(Aim)
The lines to reproduce run from the first one through the line containing "(iflbl) at (236,30)". Reproduce them exactly.
[Start Dataset excerpts]
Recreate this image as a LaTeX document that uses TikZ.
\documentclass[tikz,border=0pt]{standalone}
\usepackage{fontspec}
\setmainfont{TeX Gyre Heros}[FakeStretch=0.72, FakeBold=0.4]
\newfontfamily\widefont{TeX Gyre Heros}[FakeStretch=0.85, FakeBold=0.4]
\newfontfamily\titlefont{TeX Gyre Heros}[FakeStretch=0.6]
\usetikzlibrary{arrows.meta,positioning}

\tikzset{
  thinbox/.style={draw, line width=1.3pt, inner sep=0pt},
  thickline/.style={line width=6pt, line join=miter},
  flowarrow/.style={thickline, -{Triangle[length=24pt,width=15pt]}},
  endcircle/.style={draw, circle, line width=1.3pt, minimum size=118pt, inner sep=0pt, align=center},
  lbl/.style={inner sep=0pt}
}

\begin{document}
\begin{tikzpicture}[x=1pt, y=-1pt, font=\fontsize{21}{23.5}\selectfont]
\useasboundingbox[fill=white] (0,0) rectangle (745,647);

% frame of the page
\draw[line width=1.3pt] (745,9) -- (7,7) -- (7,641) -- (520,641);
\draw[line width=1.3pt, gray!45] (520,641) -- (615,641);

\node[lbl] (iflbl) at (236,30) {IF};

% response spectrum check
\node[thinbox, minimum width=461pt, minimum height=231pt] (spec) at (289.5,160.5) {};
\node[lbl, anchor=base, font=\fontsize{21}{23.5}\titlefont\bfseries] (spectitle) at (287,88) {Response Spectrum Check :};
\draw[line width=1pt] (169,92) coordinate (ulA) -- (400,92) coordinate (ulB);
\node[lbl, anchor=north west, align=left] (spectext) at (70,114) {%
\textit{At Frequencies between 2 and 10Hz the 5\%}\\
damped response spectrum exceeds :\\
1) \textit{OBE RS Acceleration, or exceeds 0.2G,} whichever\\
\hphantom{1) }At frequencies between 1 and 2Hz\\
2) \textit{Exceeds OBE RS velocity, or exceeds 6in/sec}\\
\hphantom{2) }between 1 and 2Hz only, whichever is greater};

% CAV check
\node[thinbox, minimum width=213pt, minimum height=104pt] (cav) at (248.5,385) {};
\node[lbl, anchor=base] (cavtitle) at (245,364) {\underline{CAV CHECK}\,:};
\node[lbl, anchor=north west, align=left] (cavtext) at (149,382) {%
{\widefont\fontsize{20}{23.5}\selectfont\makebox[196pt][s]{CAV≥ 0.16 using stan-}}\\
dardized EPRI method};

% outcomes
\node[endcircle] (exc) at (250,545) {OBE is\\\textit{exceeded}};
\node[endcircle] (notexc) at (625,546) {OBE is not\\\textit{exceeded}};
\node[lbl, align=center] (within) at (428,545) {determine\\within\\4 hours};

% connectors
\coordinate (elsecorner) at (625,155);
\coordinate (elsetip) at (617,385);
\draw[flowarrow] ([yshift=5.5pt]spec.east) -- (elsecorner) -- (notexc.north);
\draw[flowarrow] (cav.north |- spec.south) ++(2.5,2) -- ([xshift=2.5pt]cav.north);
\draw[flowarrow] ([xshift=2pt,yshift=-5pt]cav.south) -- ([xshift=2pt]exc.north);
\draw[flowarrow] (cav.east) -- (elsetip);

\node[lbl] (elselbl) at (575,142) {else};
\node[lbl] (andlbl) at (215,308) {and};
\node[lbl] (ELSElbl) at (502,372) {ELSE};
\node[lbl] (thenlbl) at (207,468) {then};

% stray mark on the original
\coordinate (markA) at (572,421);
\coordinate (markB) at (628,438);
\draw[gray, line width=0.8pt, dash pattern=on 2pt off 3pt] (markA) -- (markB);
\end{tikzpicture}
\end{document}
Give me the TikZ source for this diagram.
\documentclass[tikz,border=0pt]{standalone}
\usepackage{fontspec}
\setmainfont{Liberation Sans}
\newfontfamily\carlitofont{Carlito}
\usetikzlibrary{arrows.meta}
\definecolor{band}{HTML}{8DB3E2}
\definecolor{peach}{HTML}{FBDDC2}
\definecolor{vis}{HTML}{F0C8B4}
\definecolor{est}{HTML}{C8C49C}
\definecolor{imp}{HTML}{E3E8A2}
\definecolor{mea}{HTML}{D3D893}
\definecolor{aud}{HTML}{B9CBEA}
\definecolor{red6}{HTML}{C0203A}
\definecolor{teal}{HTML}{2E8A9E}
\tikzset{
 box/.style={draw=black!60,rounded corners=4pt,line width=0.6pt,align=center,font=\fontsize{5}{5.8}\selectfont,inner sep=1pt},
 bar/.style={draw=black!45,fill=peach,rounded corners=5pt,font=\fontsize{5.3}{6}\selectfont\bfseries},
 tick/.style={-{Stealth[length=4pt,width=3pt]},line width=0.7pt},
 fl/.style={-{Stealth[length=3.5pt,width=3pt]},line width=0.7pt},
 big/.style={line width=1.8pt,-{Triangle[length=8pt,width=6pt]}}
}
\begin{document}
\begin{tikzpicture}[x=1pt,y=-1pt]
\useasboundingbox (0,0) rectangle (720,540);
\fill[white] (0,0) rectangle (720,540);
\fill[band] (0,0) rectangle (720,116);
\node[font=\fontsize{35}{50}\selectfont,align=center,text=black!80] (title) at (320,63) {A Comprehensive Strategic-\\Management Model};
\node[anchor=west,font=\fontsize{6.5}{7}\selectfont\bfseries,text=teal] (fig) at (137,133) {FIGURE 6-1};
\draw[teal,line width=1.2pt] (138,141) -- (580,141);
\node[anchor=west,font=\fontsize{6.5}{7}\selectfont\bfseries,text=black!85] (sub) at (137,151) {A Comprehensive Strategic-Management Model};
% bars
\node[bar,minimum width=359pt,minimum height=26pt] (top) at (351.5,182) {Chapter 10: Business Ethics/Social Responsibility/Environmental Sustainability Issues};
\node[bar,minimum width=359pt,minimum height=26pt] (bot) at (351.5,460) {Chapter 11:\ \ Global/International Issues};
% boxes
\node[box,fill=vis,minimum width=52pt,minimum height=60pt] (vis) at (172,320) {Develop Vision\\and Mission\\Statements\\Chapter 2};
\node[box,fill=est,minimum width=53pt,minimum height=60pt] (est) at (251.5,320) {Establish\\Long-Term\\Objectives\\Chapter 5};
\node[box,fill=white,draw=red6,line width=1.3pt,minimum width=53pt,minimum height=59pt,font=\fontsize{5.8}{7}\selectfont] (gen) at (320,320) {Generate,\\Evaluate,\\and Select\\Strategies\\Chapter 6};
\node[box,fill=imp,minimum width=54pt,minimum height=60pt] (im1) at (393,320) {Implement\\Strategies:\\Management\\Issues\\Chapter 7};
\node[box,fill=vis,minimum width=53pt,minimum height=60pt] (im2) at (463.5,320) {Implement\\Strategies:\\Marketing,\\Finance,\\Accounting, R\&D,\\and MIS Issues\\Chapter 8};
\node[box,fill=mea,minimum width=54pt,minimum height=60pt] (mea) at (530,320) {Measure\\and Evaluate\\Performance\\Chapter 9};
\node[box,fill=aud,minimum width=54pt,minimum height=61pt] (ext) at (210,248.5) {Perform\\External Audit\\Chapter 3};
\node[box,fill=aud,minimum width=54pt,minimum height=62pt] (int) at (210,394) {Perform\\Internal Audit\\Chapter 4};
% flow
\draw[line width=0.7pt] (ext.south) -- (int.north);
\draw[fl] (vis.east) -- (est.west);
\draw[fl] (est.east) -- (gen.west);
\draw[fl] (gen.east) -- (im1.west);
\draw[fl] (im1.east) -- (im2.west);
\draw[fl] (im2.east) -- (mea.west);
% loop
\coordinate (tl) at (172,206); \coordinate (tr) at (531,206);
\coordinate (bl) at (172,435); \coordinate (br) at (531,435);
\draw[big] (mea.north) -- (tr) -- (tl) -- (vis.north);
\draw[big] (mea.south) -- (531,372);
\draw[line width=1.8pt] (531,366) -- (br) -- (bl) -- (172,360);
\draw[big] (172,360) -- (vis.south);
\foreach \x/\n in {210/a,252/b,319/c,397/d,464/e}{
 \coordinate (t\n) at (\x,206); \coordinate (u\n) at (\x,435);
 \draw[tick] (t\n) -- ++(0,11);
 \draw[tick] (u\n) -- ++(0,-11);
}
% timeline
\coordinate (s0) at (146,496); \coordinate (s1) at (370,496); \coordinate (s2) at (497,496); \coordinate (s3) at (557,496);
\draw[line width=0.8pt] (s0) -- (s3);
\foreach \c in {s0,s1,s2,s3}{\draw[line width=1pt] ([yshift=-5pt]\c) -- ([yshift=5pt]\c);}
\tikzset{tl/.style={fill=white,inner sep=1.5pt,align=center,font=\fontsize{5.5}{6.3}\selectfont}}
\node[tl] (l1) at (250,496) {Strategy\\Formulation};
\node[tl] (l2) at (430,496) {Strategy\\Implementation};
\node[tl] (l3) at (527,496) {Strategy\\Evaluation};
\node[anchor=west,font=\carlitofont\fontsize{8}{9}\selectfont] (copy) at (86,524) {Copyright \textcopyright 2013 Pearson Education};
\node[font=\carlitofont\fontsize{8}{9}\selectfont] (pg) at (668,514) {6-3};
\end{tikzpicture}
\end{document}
[End Dataset excerpts]
(Exercise answer)
Recreate this image as a LaTeX document that uses TikZ.
\documentclass[tikz,border=0pt]{standalone}
\usepackage{fontspec}
\setmainfont{TeX Gyre Heros}[FakeStretch=0.72, FakeBold=0.4]
\newfontfamily\widefont{TeX Gyre Heros}[FakeStretch=0.85, FakeBold=0.4]
\newfontfamily\titlefont{TeX Gyre Heros}[FakeStretch=0.6]
\usetikzlibrary{arrows.meta,positioning}

\tikzset{
  thinbox/.style={draw, line width=1.3pt, inner sep=0pt},
  thickline/.style={line width=6pt, line join=miter},
  flowarrow/.style={thickline, -{Triangle[length=24pt,width=15pt]}},
  endcircle/.style={draw, circle, line width=1.3pt, minimum size=118pt, inner sep=0pt, align=center},
  lbl/.style={inner sep=0pt}
}

\begin{document}
\begin{tikzpicture}[x=1pt, y=-1pt, font=\fontsize{21}{23.5}\selectfont]
\useasboundingbox[fill=white] (0,0) rectangle (745,647);

% frame of the page
\draw[line width=1.3pt] (745,9) -- (7,7) -- (7,641) -- (520,641);
\draw[line width=1.3pt, gray!45] (520,641) -- (615,641);

\node[lbl] (iflbl) at (236,30) {IF};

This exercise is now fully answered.